Will you output all of the data below exactly, omitting the images?

--- Source material ---

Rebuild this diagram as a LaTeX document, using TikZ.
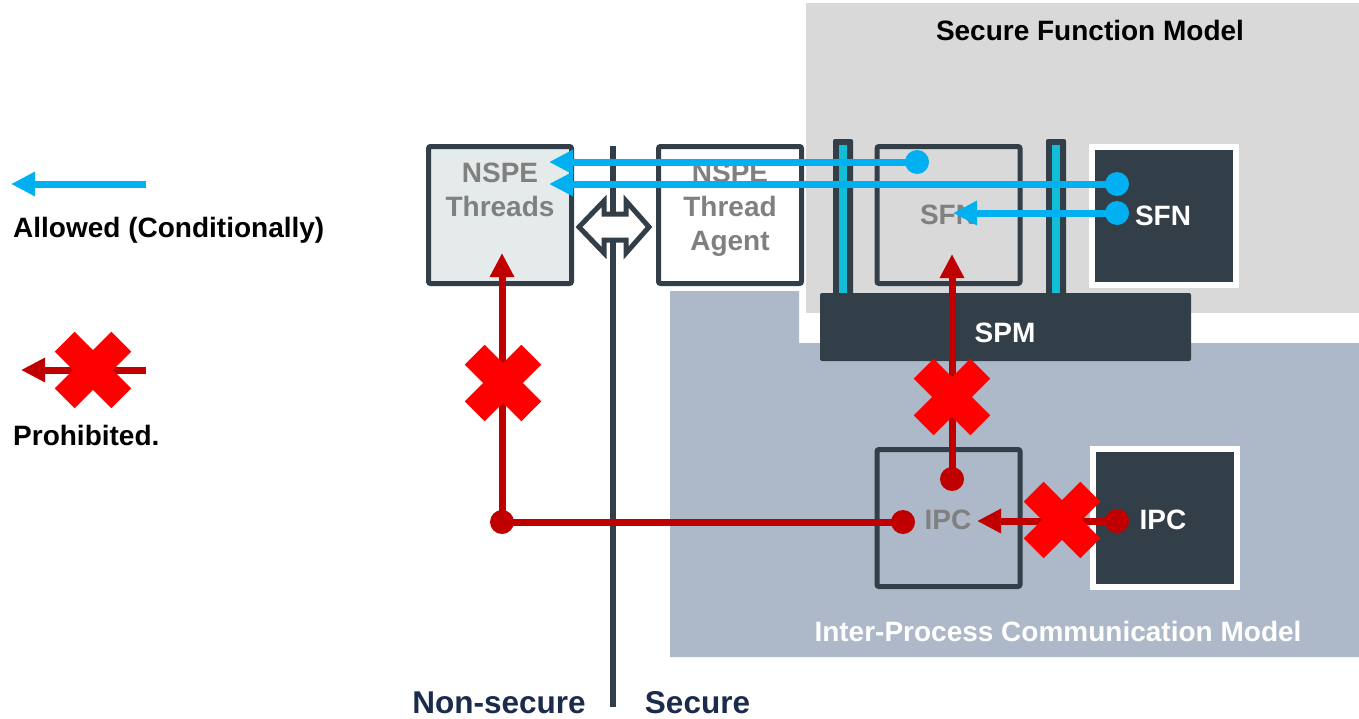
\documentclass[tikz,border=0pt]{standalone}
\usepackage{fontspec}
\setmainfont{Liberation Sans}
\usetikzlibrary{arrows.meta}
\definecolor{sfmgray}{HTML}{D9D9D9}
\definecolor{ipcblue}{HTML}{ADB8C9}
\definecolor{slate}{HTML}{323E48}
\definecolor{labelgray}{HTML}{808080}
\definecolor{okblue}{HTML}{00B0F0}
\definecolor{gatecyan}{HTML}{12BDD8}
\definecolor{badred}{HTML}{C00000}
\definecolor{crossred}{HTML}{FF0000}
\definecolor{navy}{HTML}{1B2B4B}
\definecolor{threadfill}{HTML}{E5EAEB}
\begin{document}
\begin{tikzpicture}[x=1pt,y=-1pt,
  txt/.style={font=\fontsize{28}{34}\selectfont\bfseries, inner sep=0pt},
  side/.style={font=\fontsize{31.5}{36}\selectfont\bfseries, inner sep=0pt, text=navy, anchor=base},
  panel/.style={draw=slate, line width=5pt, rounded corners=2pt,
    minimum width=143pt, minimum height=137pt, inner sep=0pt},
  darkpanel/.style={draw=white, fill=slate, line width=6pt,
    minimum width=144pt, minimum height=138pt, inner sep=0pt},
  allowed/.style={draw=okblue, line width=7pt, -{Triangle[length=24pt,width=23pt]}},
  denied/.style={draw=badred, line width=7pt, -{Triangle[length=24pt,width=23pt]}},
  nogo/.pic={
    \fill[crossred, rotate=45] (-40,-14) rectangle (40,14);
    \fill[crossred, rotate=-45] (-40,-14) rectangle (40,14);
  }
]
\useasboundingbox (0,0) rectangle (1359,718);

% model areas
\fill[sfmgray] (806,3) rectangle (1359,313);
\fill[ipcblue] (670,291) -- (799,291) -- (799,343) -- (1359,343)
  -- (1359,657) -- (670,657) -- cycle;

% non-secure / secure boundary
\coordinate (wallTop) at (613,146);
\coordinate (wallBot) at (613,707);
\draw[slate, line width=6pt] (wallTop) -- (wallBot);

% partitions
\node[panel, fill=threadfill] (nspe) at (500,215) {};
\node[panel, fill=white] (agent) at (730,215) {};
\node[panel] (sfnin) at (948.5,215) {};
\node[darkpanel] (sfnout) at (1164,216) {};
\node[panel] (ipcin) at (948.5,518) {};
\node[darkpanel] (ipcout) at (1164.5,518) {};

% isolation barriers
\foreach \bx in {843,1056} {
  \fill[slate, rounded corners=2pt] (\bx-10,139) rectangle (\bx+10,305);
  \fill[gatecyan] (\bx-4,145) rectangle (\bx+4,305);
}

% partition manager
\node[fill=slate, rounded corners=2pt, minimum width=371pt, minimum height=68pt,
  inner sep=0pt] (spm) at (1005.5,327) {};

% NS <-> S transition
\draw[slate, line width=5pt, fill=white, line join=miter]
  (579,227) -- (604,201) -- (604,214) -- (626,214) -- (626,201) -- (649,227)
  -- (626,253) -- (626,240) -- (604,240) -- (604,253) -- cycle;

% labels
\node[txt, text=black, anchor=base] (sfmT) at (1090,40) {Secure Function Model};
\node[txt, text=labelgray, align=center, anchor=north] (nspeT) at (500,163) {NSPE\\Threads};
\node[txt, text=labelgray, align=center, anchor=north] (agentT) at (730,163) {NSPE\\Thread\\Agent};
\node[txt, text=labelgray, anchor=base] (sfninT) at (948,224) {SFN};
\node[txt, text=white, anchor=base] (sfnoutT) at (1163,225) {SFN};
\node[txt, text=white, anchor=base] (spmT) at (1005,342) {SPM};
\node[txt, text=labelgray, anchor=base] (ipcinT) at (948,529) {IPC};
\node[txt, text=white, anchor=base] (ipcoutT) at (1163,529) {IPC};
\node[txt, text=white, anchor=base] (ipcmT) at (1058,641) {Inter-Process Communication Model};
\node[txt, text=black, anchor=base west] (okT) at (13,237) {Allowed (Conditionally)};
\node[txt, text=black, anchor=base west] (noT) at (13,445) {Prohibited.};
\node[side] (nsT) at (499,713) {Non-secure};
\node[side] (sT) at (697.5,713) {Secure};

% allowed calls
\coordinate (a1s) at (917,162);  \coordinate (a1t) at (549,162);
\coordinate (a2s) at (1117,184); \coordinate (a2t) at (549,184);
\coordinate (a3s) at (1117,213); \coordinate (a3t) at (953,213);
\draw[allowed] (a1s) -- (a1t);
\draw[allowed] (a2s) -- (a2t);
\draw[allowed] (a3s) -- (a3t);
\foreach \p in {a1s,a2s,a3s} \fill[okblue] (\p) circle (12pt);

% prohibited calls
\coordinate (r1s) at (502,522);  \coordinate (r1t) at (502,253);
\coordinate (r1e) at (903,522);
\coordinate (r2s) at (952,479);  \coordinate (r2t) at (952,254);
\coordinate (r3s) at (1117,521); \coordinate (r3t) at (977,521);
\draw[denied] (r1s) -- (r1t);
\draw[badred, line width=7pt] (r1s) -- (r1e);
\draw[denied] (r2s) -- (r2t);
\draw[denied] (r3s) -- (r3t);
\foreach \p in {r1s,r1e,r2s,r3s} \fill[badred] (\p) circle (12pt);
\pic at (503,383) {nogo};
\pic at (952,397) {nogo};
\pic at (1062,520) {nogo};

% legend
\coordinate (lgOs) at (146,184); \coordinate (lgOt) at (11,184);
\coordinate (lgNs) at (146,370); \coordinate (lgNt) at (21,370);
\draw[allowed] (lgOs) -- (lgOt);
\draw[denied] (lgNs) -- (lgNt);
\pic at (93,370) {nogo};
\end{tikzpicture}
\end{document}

---

Output of the exercise ▸
Rebuild this diagram as a LaTeX document, using TikZ.
\documentclass[tikz,border=0pt]{standalone}
\usepackage{fontspec}
\setmainfont{Liberation Sans}
\usetikzlibrary{arrows.meta}
\definecolor{sfmgray}{HTML}{D9D9D9}
\definecolor{ipcblue}{HTML}{ADB8C9}
\definecolor{slate}{HTML}{323E48}
\definecolor{labelgray}{HTML}{808080}
\definecolor{okblue}{HTML}{00B0F0}
\definecolor{gatecyan}{HTML}{12BDD8}
\definecolor{badred}{HTML}{C00000}
\definecolor{crossred}{HTML}{FF0000}
\definecolor{navy}{HTML}{1B2B4B}
\definecolor{threadfill}{HTML}{E5EAEB}
\begin{document}
\begin{tikzpicture}[x=1pt,y=-1pt,
  txt/.style={font=\fontsize{28}{34}\selectfont\bfseries, inner sep=0pt},
  side/.style={font=\fontsize{31.5}{36}\selectfont\bfseries, inner sep=0pt, text=navy, anchor=base},
  panel/.style={draw=slate, line width=5pt, rounded corners=2pt,
    minimum width=143pt, minimum height=137pt, inner sep=0pt},
  darkpanel/.style={draw=white, fill=slate, line width=6pt,
    minimum width=144pt, minimum height=138pt, inner sep=0pt},
  allowed/.style={draw=okblue, line width=7pt, -{Triangle[length=24pt,width=23pt]}},
  denied/.style={draw=badred, line width=7pt, -{Triangle[length=24pt,width=23pt]}},
  nogo/.pic={
    \fill[crossred, rotate=45] (-40,-14) rectangle (40,14);
    \fill[crossred, rotate=-45] (-40,-14) rectangle (40,14);
  }
]
\useasboundingbox (0,0) rectangle (1359,718);

% model areas
\fill[sfmgray] (806,3) rectangle (1359,313);
\fill[ipcblue] (670,291) -- (799,291) -- (799,343) -- (1359,343)
  -- (1359,657) -- (670,657) -- cycle;

% non-secure / secure boundary
\coordinate (wallTop) at (613,146);
\coordinate (wallBot) at (613,707);
\draw[slate, line width=6pt] (wallTop) -- (wallBot);

% partitions
\node[panel, fill=threadfill] (nspe) at (500,215) {};
\node[panel, fill=white] (agent) at (730,215) {};
\node[panel] (sfnin) at (948.5,215) {};
\node[darkpanel] (sfnout) at (1164,216) {};
\node[panel] (ipcin) at (948.5,518) {};
\node[darkpanel] (ipcout) at (1164.5,518) {};

% isolation barriers
\foreach \bx in {843,1056} {
  \fill[slate, rounded corners=2pt] (\bx-10,139) rectangle (\bx+10,305);
  \fill[gatecyan] (\bx-4,145) rectangle (\bx+4,305);
}

% partition manager
\node[fill=slate, rounded corners=2pt, minimum width=371pt, minimum height=68pt,
  inner sep=0pt] (spm) at (1005.5,327) {};

% NS <-> S transition
\draw[slate, line width=5pt, fill=white, line join=miter]
  (579,227) -- (604,201) -- (604,214) -- (626,214) -- (626,201) -- (649,227)
  -- (626,253) -- (626,240) -- (604,240) -- (604,253) -- cycle;

% labels
\node[txt, text=black, anchor=base] (sfmT) at (1090,40) {Secure Function Model};
\node[txt, text=labelgray, align=center, anchor=north] (nspeT) at (500,163) {NSPE\\Threads};
\node[txt, text=labelgray, align=center, anchor=north] (agentT) at (730,163) {NSPE\\Thread\\Agent};
\node[txt, text=labelgray, anchor=base] (sfninT) at (948,224) {SFN};
\node[txt, text=white, anchor=base] (sfnoutT) at (1163,225) {SFN};
\node[txt, text=white, anchor=base] (spmT) at (1005,342) {SPM};
\node[txt, text=labelgray, anchor=base] (ipcinT) at (948,529) {IPC};
\node[txt, text=white, anchor=base] (ipcoutT) at (1163,529) {IPC};
\node[txt, text=white, anchor=base] (ipcmT) at (1058,641) {Inter-Process Communication Model};
\node[txt, text=black, anchor=base west] (okT) at (13,237) {Allowed (Conditionally)};
\node[txt, text=black, anchor=base west] (noT) at (13,445) {Prohibited.};
\node[side] (nsT) at (499,713) {Non-secure};
\node[side] (sT) at (697.5,713) {Secure};

% allowed calls
\coordinate (a1s) at (917,162);  \coordinate (a1t) at (549,162);
\coordinate (a2s) at (1117,184); \coordinate (a2t) at (549,184);
\coordinate (a3s) at (1117,213); \coordinate (a3t) at (953,213);
\draw[allowed] (a1s) -- (a1t);
\draw[allowed] (a2s) -- (a2t);
\draw[allowed] (a3s) -- (a3t);
\foreach \p in {a1s,a2s,a3s} \fill[okblue] (\p) circle (12pt);

% prohibited calls
\coordinate (r1s) at (502,522);  \coordinate (r1t) at (502,253);
\coordinate (r1e) at (903,522);
\coordinate (r2s) at (952,479);  \coordinate (r2t) at (952,254);
\coordinate (r3s) at (1117,521); \coordinate (r3t) at (977,521);
\draw[denied] (r1s) -- (r1t);
\draw[badred, line width=7pt] (r1s) -- (r1e);
\draw[denied] (r2s) -- (r2t);
\draw[denied] (r3s) -- (r3t);
\foreach \p in {r1s,r1e,r2s,r3s} \fill[badred] (\p) circle (12pt);
\pic at (503,383) {nogo};
\pic at (952,397) {nogo};
\pic at (1062,520) {nogo};

% legend
\coordinate (lgOs) at (146,184); \coordinate (lgOt) at (11,184);
\coordinate (lgNs) at (146,370); \coordinate (lgNt) at (21,370);
\draw[allowed] (lgOs) -- (lgOt);
\draw[denied] (lgNs) -- (lgNt);
\pic at (93,370) {nogo};
\end{tikzpicture}
\end{document}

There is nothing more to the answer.